[START]

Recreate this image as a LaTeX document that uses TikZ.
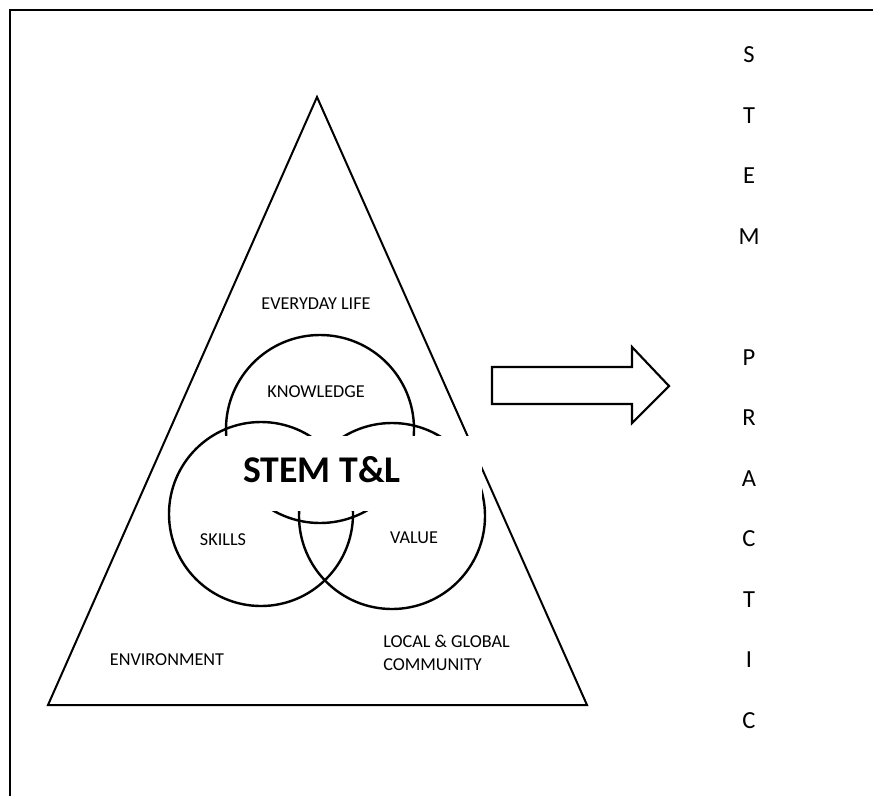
\documentclass[tikz,border=0pt]{standalone}
\usepackage{fontspec}
\setmainfont{Carlito}
\begin{document}
\begin{tikzpicture}[x=0.75pt,y=-0.75pt,
  lbl/.style={inner sep=0pt,font=\fontsize{13.65}{16}\selectfont},
  col/.style={inner sep=0pt,font=\fontsize{18.4}{22}\selectfont},
  ring/.style={line width=1.8pt},
  edge/.style={line width=1.5pt,line join=miter}]
\useasboundingbox (0,0) rectangle (873,796);
\fill[white] (0,0) rectangle (873,796);
% frame (top and left only)
\coordinate (fl) at (10,796);
\coordinate (fc) at (10,10);
\coordinate (fr) at (873,10);
\draw[line width=2pt] (fl) -- (fc) -- (fr);
% triangle
\coordinate (apex) at (317,97);
\coordinate (bl) at (48,705);
\coordinate (br) at (587,705);
\draw[edge] (apex) -- (bl) -- (br) -- cycle;
% circles
\coordinate (ck) at (320,429);
\coordinate (cs) at (261,514);
\coordinate (cv) at (392,516);
\draw[ring] (ck) circle[radius=70.5pt];
\draw[ring] (cs) circle[radius=69pt];
\draw[ring] (cv) circle[radius=69.75pt];
% white text box
\fill[white] (218,436) rectangle (482,511);
\node[inner sep=0pt,font=\fontsize{28.3}{32}\selectfont\bfseries] (stem) at (322,470) {STEM T\&L};
% labels
\node[lbl] (life) at (316,304) {EVERYDAY LIFE};
\node[lbl] (know) at (316,392) {KNOWLEDGE};
\node[lbl] (skills) at (223,540) {SKILLS};
\node[lbl] (value) at (414,538) {VALUE};
\node[lbl] (env) at (167,660) {ENVIRONMENT};
\node[lbl,anchor=west] (local) at (383,641) {LOCAL \& GLOBAL};
\node[lbl,anchor=west] (comm) at (383,665) {COMMUNITY};
% block arrow
\draw[line width=1.6pt,line join=miter]
  (492,367) -- (632,367) -- (632,347) -- (669,386) -- (632,423) -- (632,404) -- (492,404) -- cycle;
% letter column
\foreach \ch/\k in {S/0,T/1,E/2,M/3,P/5,R/6,A/7,C/8,T/9,I/10,C/11}{
  \node[col] (l\k) at (749,{55+60.5*\k}) {\ch};
}
\end{tikzpicture}
\end{document}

[END]

■ Given instruction: Omit every picture, then repeat the remaining data exactly as it appears above.

■ Correct response:
Recreate this image as a LaTeX document that uses TikZ.
\documentclass[tikz,border=0pt]{standalone}
\usepackage{fontspec}
\setmainfont{Carlito}
\begin{document}
\begin{tikzpicture}[x=0.75pt,y=-0.75pt,
  lbl/.style={inner sep=0pt,font=\fontsize{13.65}{16}\selectfont},
  col/.style={inner sep=0pt,font=\fontsize{18.4}{22}\selectfont},
  ring/.style={line width=1.8pt},
  edge/.style={line width=1.5pt,line join=miter}]
\useasboundingbox (0,0) rectangle (873,796);
\fill[white] (0,0) rectangle (873,796);
% frame (top and left only)
\coordinate (fl) at (10,796);
\coordinate (fc) at (10,10);
\coordinate (fr) at (873,10);
\draw[line width=2pt] (fl) -- (fc) -- (fr);
% triangle
\coordinate (apex) at (317,97);
\coordinate (bl) at (48,705);
\coordinate (br) at (587,705);
\draw[edge] (apex) -- (bl) -- (br) -- cycle;
% circles
\coordinate (ck) at (320,429);
\coordinate (cs) at (261,514);
\coordinate (cv) at (392,516);
\draw[ring] (ck) circle[radius=70.5pt];
\draw[ring] (cs) circle[radius=69pt];
\draw[ring] (cv) circle[radius=69.75pt];
% white text box
\fill[white] (218,436) rectangle (482,511);
\node[inner sep=0pt,font=\fontsize{28.3}{32}\selectfont\bfseries] (stem) at (322,470) {STEM T\&L};
% labels
\node[lbl] (life) at (316,304) {EVERYDAY LIFE};
\node[lbl] (know) at (316,392) {KNOWLEDGE};
\node[lbl] (skills) at (223,540) {SKILLS};
\node[lbl] (value) at (414,538) {VALUE};
\node[lbl] (env) at (167,660) {ENVIRONMENT};
\node[lbl,anchor=west] (local) at (383,641) {LOCAL \& GLOBAL};
\node[lbl,anchor=west] (comm) at (383,665) {COMMUNITY};
% block arrow
\draw[line width=1.6pt,line join=miter]
  (492,367) -- (632,367) -- (632,347) -- (669,386) -- (632,423) -- (632,404) -- (492,404) -- cycle;
% letter column
\foreach \ch/\k in {S/0,T/1,E/2,M/3,P/5,R/6,A/7,C/8,T/9,I/10,C/11}{
  \node[col] (l\k) at (749,{55+60.5*\k}) {\ch};
}
\end{tikzpicture}
\end{document}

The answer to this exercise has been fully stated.